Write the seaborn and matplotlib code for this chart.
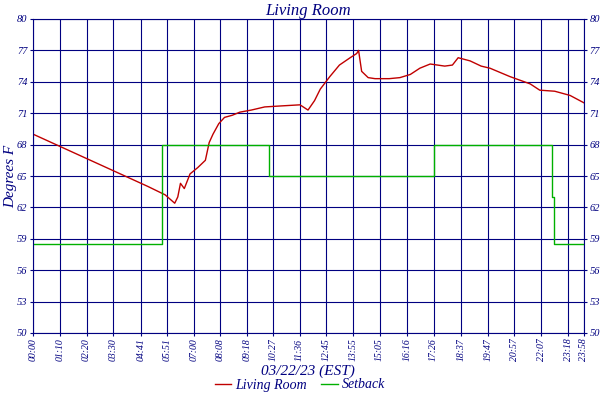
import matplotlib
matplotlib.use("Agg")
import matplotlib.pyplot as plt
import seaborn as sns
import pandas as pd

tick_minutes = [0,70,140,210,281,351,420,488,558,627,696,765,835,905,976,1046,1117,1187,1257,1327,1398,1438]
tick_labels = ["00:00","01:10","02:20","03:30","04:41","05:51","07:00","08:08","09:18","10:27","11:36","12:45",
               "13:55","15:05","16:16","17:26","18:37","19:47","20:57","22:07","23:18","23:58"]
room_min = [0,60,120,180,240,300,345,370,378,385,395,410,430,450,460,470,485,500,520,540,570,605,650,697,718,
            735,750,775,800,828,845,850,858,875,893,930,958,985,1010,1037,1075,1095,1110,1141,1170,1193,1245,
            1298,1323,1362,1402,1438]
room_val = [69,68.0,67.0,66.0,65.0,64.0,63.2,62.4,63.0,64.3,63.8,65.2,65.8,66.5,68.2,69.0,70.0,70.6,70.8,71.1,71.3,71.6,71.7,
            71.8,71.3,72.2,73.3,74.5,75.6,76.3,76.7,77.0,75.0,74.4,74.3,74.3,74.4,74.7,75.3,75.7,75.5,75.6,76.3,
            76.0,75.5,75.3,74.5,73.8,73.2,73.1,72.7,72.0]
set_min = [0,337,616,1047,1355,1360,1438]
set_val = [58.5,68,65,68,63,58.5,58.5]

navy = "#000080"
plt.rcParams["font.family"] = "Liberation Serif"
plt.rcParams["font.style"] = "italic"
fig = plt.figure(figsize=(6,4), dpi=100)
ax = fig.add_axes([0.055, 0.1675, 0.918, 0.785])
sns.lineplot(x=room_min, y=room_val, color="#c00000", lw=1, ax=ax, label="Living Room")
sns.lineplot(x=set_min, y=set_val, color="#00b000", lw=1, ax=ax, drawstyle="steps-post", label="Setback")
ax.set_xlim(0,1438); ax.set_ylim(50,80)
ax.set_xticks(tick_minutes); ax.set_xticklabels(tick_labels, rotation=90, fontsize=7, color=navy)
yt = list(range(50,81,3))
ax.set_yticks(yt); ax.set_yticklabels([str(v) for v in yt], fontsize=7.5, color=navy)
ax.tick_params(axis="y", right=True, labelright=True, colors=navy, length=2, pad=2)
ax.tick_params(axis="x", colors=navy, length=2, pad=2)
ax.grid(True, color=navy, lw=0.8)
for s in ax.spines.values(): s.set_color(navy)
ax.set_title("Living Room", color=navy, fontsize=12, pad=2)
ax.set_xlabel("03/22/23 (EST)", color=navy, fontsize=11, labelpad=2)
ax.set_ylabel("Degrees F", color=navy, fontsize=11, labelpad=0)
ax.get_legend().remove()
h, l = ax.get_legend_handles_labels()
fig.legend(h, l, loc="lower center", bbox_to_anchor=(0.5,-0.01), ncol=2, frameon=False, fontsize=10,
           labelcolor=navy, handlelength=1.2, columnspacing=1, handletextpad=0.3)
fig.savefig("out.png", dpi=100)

+--

* DIRECTION *
Up to and including the line with "import pandas as pd", copy the data above from its first line. Skip pictures.

* REPLY *
Write the seaborn and matplotlib code for this chart.
import matplotlib
matplotlib.use("Agg")
import matplotlib.pyplot as plt
import seaborn as sns
import pandas as pd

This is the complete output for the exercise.